--- SHORT PROBLEM ---
Copy out the material below in full, but not its images.

++++ INFORMATION PROVIDED

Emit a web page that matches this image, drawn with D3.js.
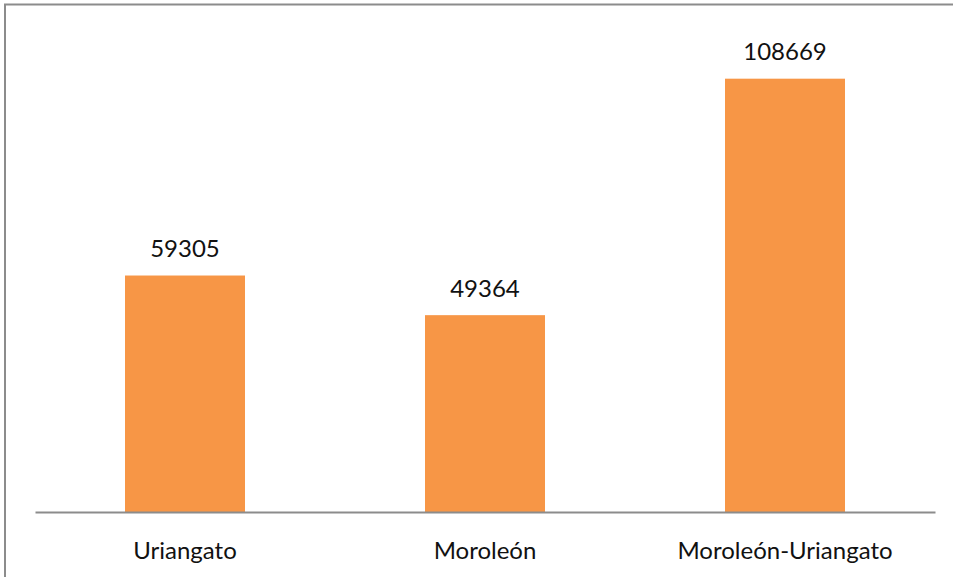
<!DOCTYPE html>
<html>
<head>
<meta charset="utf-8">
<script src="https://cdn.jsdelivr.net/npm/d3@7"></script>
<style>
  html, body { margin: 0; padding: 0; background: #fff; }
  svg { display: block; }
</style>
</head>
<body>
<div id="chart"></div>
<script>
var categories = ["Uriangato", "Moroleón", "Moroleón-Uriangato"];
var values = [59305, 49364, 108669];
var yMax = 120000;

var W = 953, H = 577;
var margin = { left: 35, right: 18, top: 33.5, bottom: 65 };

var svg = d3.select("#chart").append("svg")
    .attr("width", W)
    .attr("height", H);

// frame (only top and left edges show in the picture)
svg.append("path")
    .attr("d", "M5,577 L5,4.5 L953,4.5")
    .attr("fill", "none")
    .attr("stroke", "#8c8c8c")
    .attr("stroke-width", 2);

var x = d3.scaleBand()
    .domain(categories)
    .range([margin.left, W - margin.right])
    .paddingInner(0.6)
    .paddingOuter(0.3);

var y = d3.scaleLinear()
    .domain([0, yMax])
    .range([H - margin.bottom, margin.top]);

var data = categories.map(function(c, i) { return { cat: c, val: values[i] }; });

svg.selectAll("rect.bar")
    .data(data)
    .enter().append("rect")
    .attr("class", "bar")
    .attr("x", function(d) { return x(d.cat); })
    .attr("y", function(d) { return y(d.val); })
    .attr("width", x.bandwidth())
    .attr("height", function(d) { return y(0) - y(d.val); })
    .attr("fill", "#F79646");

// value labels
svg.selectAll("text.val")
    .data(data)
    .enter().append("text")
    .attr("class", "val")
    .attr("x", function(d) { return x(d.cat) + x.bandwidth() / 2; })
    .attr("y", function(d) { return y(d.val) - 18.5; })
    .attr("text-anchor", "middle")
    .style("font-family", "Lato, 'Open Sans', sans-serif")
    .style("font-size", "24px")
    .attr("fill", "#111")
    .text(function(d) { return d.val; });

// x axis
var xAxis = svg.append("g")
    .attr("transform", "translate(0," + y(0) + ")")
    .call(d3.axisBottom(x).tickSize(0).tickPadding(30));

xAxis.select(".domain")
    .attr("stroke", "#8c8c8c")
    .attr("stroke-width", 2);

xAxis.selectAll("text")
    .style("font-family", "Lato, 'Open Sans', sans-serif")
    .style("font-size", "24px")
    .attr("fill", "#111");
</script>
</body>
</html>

++++++++

--- EXERCISE ANSWER ---
Emit a web page that matches this image, drawn with D3.js.
<!DOCTYPE html>
<html>
<head>
<meta charset="utf-8">
<script src="https://cdn.jsdelivr.net/npm/d3@7"></script>
<style>
  html, body { margin: 0; padding: 0; background: #fff; }
  svg { display: block; }
</style>
</head>
<body>
<div id="chart"></div>
<script>
var categories = ["Uriangato", "Moroleón", "Moroleón-Uriangato"];
var values = [59305, 49364, 108669];
var yMax = 120000;

var W = 953, H = 577;
var margin = { left: 35, right: 18, top: 33.5, bottom: 65 };

var svg = d3.select("#chart").append("svg")
    .attr("width", W)
    .attr("height", H);

// frame (only top and left edges show in the picture)
svg.append("path")
    .attr("d", "M5,577 L5,4.5 L953,4.5")
    .attr("fill", "none")
    .attr("stroke", "#8c8c8c")
    .attr("stroke-width", 2);

var x = d3.scaleBand()
    .domain(categories)
    .range([margin.left, W - margin.right])
    .paddingInner(0.6)
    .paddingOuter(0.3);

var y = d3.scaleLinear()
    .domain([0, yMax])
    .range([H - margin.bottom, margin.top]);

var data = categories.map(function(c, i) { return { cat: c, val: values[i] }; });

svg.selectAll("rect.bar")
    .data(data)
    .enter().append("rect")
    .attr("class", "bar")
    .attr("x", function(d) { return x(d.cat); })
    .attr("y", function(d) { return y(d.val); })
    .attr("width", x.bandwidth())
    .attr("height", function(d) { return y(0) - y(d.val); })
    .attr("fill", "#F79646");

// value labels
svg.selectAll("text.val")
    .data(data)
    .enter().append("text")
    .attr("class", "val")
    .attr("x", function(d) { return x(d.cat) + x.bandwidth() / 2; })
    .attr("y", function(d) { return y(d.val) - 18.5; })
    .attr("text-anchor", "middle")
    .style("font-family", "Lato, 'Open Sans', sans-serif")
    .style("font-size", "24px")
    .attr("fill", "#111")
    .text(function(d) { return d.val; });

// x axis
var xAxis = svg.append("g")
    .attr("transform", "translate(0," + y(0) + ")")
    .call(d3.axisBottom(x).tickSize(0).tickPadding(30));

xAxis.select(".domain")
    .attr("stroke", "#8c8c8c")
    .attr("stroke-width", 2);

xAxis.selectAll("text")
    .style("font-family", "Lato, 'Open Sans', sans-serif")
    .style("font-size", "24px")
    .attr("fill", "#111");
</script>
</body>
</html>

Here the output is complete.